Stated exercise: Select each line where the word "this" appears.

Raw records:
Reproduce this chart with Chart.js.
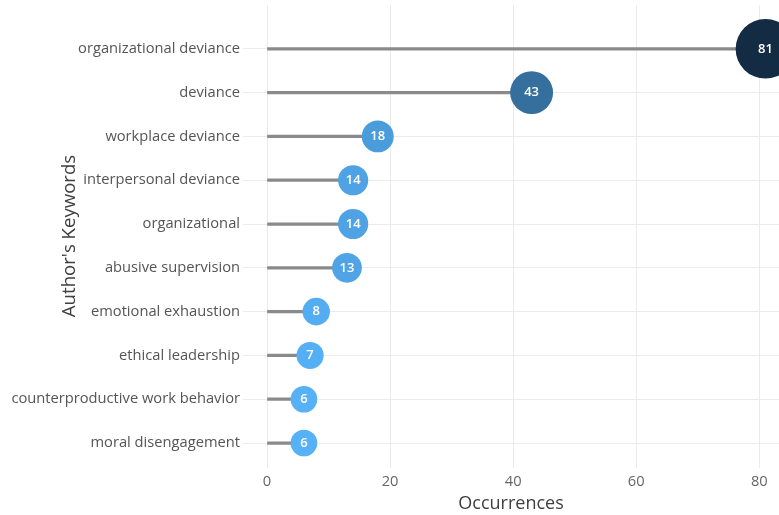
<!DOCTYPE html>
<html>
<head>
<meta charset="utf-8">
<script src="https://cdn.jsdelivr.net/npm/chart.js@4/dist/chart.umd.min.js"></script>
<style>
  html, body { margin: 0; padding: 0; background: #ffffff; }
  #wrap { width: 779px; height: 515px; position: relative; }
</style>
</head>
<body>
<div id="wrap"><canvas id="c" width="779" height="515"></canvas></div>
<script>
// ---- data ----
const categories = [
  "organizational deviance",
  "deviance",
  "workplace deviance",
  "interpersonal deviance",
  "organizational",
  "abusive supervision",
  "emotional exhaustion",
  "ethical leadership",
  "counterproductive work behavior",
  "moral disengagement"
];
const occurrences = [81, 43, 18, 14, 14, 13, 8, 7, 6, 6];
const xTicks = [0, 20, 40, 60, 80];
const xTitle = "Occurrences";
const yTitle = "Author's Keywords";

// ---- helpers ----
const LOW = [86, 177, 247];   // #56B1F7
const HIGH = [19, 43, 67];    // #132B43
const vMin = Math.min(...occurrences), vMax = Math.max(...occurrences);
function colorFor(v) {
  const t = (v - vMin) / (vMax - vMin);
  const c = LOW.map((l, i) => Math.round(l + (HIGH[i] - l) * t));
  return `rgb(${c[0]},${c[1]},${c[2]})`;
}
function radiusFor(v) { return 12 + 0.22 * v; }

const points = occurrences.map((v, i) => ({ x: v, y: i }));
const stems = occurrences.map((v, i) => ({ x: v, y: i }));

const FONT = "'Open Sans', 'Noto Sans', sans-serif";

const labelPlugin = {
  id: 'valueLabels',
  afterDatasetsDraw(chart) {
    const ctx = chart.ctx;
    const meta = chart.getDatasetMeta(0);
    ctx.save();
    ctx.font = `600 13px ${FONT}`;
    ctx.fillStyle = '#ffffff';
    ctx.textAlign = 'center';
    ctx.textBaseline = 'middle';
    meta.data.forEach((el, i) => {
      ctx.fillText(String(occurrences[i]), el.x, el.y);
    });
    ctx.restore();
  }
};

const yTitlePlugin = {
  id: 'yTitle',
  afterDraw(chart) {
    const ctx = chart.ctx;
    ctx.save();
    ctx.font = `18.6px ${FONT}`;
    ctx.fillStyle = '#404040';
    ctx.textAlign = 'center';
    ctx.textBaseline = 'middle';
    ctx.translate(70, 236);
    ctx.rotate(-Math.PI / 2);
    ctx.fillText(yTitle, 0, 0);
    ctx.restore();
  }
};

new Chart(document.getElementById('c'), {
  type: 'bar',
  data: {
    datasets: [
      {
        type: 'scatter',
        data: points,
        order: 0,
        clip: false,
        pointRadius: ctx => radiusFor(occurrences[ctx.dataIndex]),
        pointHoverRadius: ctx => radiusFor(occurrences[ctx.dataIndex]),
        pointBackgroundColor: ctx => colorFor(occurrences[ctx.dataIndex]),
        pointBorderWidth: 0,
        pointBorderColor: 'rgba(0,0,0,0)'
      },
      {
        type: 'bar',
        indexAxis: 'y',
        data: stems,
        order: 1,
        backgroundColor: '#8a8a8a',
        barThickness: 2.6,
        borderWidth: 0
      }
    ]
  },
  options: {
    responsive: false,
    animation: false,
    indexAxis: 'y',
    layout: { autoPadding: false, padding: { top: 5, right: 0, bottom: 0, left: 0 } },
    plugins: {
      legend: { display: false },
      tooltip: { enabled: false }
    },
    scales: {
      x: {
        type: 'linear',
        position: 'bottom',
        offset: false,
        min: -3.9,
        max: 83.2,
        afterBuildTicks: s => { s.ticks = xTicks.map(v => ({ value: v })); },
        afterFit: s => { s.height = 47; s.paddingLeft = 0; s.paddingRight = 0; },
        grid: { color: '#ebebeb', lineWidth: 1, drawTicks: false, offset: false },
        border: { display: false },
        ticks: {
          padding: 5,
          color: '#666666',
          font: { family: FONT, size: 14.7 }
        },
        title: {
          display: true,
          text: xTitle,
          color: '#404040',
          font: { family: FONT, size: 18 },
          padding: { top: 0, bottom: 0 }
        }
      },
      y: {
        type: 'linear',
        position: 'left',
        reverse: true,
        offset: false,
        min: -1,
        max: 9.57,
        afterBuildTicks: s => { s.ticks = categories.map((c, i) => ({ value: i })); },
        afterFit: s => { s.width = 243; s.paddingTop = 0; s.paddingBottom = 0; },
        grid: { color: '#ebebeb', lineWidth: 1, drawTicks: false, offset: false },
        border: { display: false },
        ticks: {
          padding: 3,
          color: '#555555',
          font: { family: FONT, size: 14.7 },
          callback: v => categories[v] ?? ''
        },
        title: { display: false }
      }
    }
  },
  plugins: [labelPlugin, yTitlePlugin]
});
</script>
</body>
</html>
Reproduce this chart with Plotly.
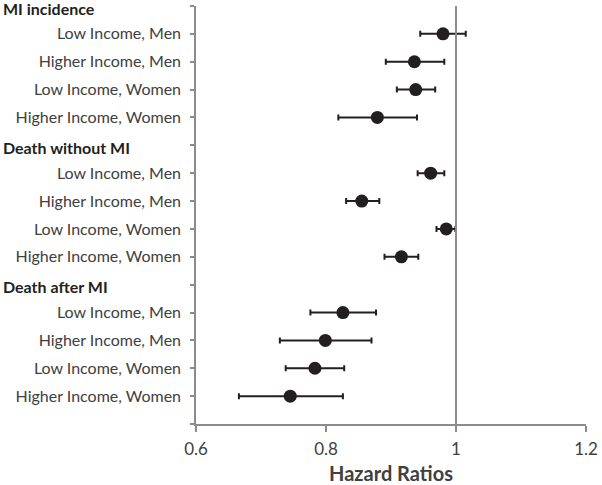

The answer:
Reproduce this chart with Chart.js.
Reproduce this chart with Plotly.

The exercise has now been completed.